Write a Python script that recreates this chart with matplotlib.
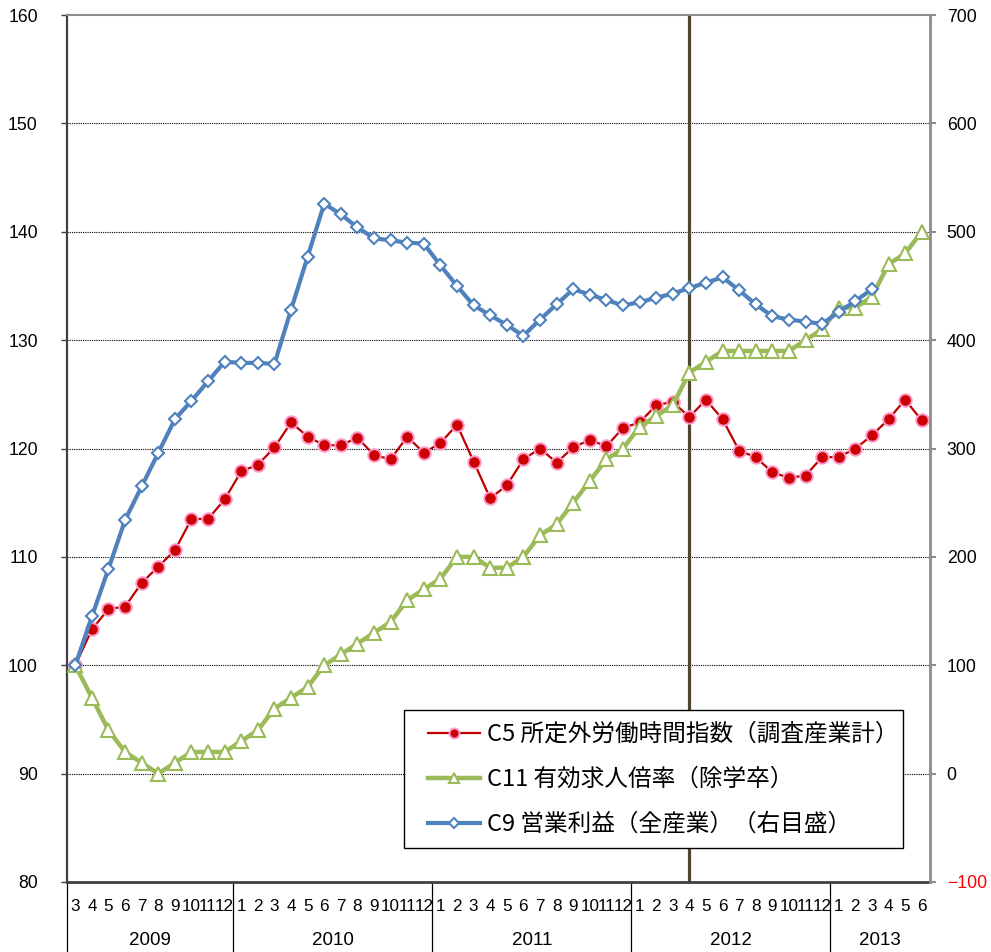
import numpy as np
import matplotlib
matplotlib.use("Agg")
import matplotlib.pyplot as plt
import matplotlib.transforms as mtransforms
from matplotlib.patches import Rectangle

# C5 所定外労働時間指数 (left axis)
c5 = [100.0, 103.3, 105.2, 105.4, 107.6, 109.1, 110.6, 113.5, 113.5, 115.3,
      117.9, 118.5, 120.1, 122.4, 121.1, 120.3, 120.3, 121.0, 119.4, 119.0, 121.1, 119.6,
      120.5, 122.2, 118.8, 115.4, 116.6, 119.0, 120.0, 118.7, 120.1, 120.8, 120.2, 121.9,
      122.4, 124.0, 124.3, 122.9, 124.5, 122.7, 119.8, 119.2, 117.8, 117.3, 117.5, 119.2,
      119.2, 120.0, 121.2, 122.7, 124.5, 122.6]
# C11 有効求人倍率 (left axis)
c11 = [100, 97, 94, 92, 91, 90, 91, 92, 92, 92,
       93, 94, 96, 97, 98, 100, 101, 102, 103, 104, 106, 107,
       108, 110, 110, 109, 109, 110, 112, 113, 115, 117, 119, 120,
       122, 123, 124, 127, 128, 129, 129, 129, 129, 129, 130, 131,
       133, 133, 134, 137, 138, 140]
# C9 営業利益 (right axis), ends 2013-3
c9 = [100, 145, 189, 234, 265, 296, 327, 344, 362, 380,
      379, 379, 378, 428, 477, 526, 516, 504, 494, 492, 490, 489,
      469, 450, 432, 423, 414, 404, 419, 433, 447, 442, 437, 432,
      435, 439, 443, 448, 453, 458, 446, 433, 422, 419, 417, 415,
      426, 436, 447]

months = ([3, 4, 5, 6, 7, 8, 9, 10, 11, 12]
          + [1, 2, 3, 4, 5, 6, 7, 8, 9, 10, 11, 12] * 3
          + [1, 2, 3, 4, 5, 6])
years = ["2009", "2010", "2011", "2012", "2013"]
year_counts = [10, 12, 12, 12, 6]
marker_month = 37  # 2012-4

labels = ["C5 所定外労働時間指数（調査産業計）",
          "C11 有効求人倍率（除学卒）",
          "C9 営業利益（全産業）（右目盛）"]

W, H = 991, 952
fig = plt.figure(figsize=(W / 100, H / 100), dpi=100)
ax = fig.add_axes([67 / W, 1 - 882 / H, 863 / W, 867 / H])
ax2 = ax.twinx()

x = np.arange(len(months))
ax.set_xlim(-0.5, len(months) - 0.5)
ax.set_ylim(80, 160)
ax2.set_ylim(-100, 700)

for v in range(90, 160, 10):
    ax.axhline(v, color="black", lw=0.8, ls=(0, (1, 1)), zorder=1)

ax.axvline(marker_month, color="#4f4630", lw=2.3, zorder=2)

red, = ax.plot(x, c5, color="#c00000", lw=1.6, marker="o", ms=9,
               mfc="#cc0000", mec="#ff99cc", mew=1.4, zorder=3)
green, = ax.plot(x, c11, color="#9bbb59", lw=3.2, marker="^", ms=9.5,
                 mfc="white", mec="#9bbb59", mew=1.5, zorder=4)
blue, = ax2.plot(x[:len(c9)], c9, color="#4f81bd", lw=3.0, marker="D", ms=6.5,
                 mfc="white", mec="#4f81bd", mew=1.5, zorder=5)

# spines
for s in ("top", "right", "left", "bottom"):
    ax2.spines[s].set_visible(False)
ax.spines["right"].set_visible(False)
ax.spines["top"].set_color("#8c8c8c")
ax.spines["top"].set_linewidth(1.5)
ax.spines["left"].set_color("#404040")
ax.spines["left"].set_linewidth(1.6)
ax.spines["bottom"].set_color("#404040")
ax.spines["bottom"].set_linewidth(2)
ax2.spines["right"].set_visible(True)
ax2.spines["right"].set_color("#8c8c8c")
ax2.spines["right"].set_linewidth(2)

# left ticks
ax.set_yticks(range(80, 161, 10))
ax.tick_params(axis="y", direction="out", length=4, width=1, color="#404040",
               pad=17, labelsize=12.7)
for t in ax.get_yticklabels():
    t.set_family("Liberation Sans")

# right ticks
rt = list(range(-100, 701, 100))
ax2.set_yticks(rt)
ax2.set_yticklabels(["\u2212100" if v < 0 else str(v) for v in rt])
ax2.tick_params(axis="y", direction="out", length=4, width=1.5, color="#8c8c8c",
                pad=8, labelsize=12.7)
for t in ax2.get_yticklabels():
    t.set_family(["Liberation Sans", "DejaVu Sans"])
ax2.get_yticklabels()[0].set_color("red")

# month labels
ax.set_xticks(x)
ax.set_xticklabels([str(m) for m in months])
ax.tick_params(axis="x", length=0, pad=12, labelsize=12.3)
for t in ax.get_xticklabels():
    t.set_family(["Liberation Sans Narrow", "Liberation Sans"])

# year groups and separators
tr = mtransforms.blended_transform_factory(ax.transData, ax.transAxes)
start = 0
bounds = [-0.5]
for yr, n in zip(years, year_counts):
    ax.text(start + (n - 1) / 2, -0.067, yr, transform=tr, ha="center", va="center",
            fontsize=13.5, family=["Liberation Sans Narrow", "Liberation Sans"])
    start += n
    bounds.append(start - 0.5)
for b in bounds[:-1]:
    ax.plot([b, b], [0, -0.1], transform=tr, color="black", lw=0.9, clip_on=False)

# legend box drawn separately so the inner padding can match
box = Rectangle((0.3905, 0.0392), 0.5782, 0.1592, transform=ax2.transAxes,
                facecolor="white", edgecolor="black", lw=1, zorder=9)
ax2.add_patch(box)
leg = ax2.legend([red, green, blue], labels, loc="upper left",
                 bbox_to_anchor=(0.4183, 0.1834), borderaxespad=0, borderpad=0,
                 frameon=False, handlelength=2.2, handletextpad=0.3,
                 labelspacing=0.93, markerscale=0.8,
                 prop={"family": ["Noto Sans CJK JP"], "size": 17})
leg.set_zorder(10)

fig.savefig("out.png", dpi=100)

-------

## Directions:
Write out each line of the listing above, exactly, from its first line to the line holding "from matplotlib.patches import Rectangle", inclusive. Skip the pictures.

## Response:
Write a Python script that recreates this chart with matplotlib.
import numpy as np
import matplotlib
matplotlib.use("Agg")
import matplotlib.pyplot as plt
import matplotlib.transforms as mtransforms
from matplotlib.patches import Rectangle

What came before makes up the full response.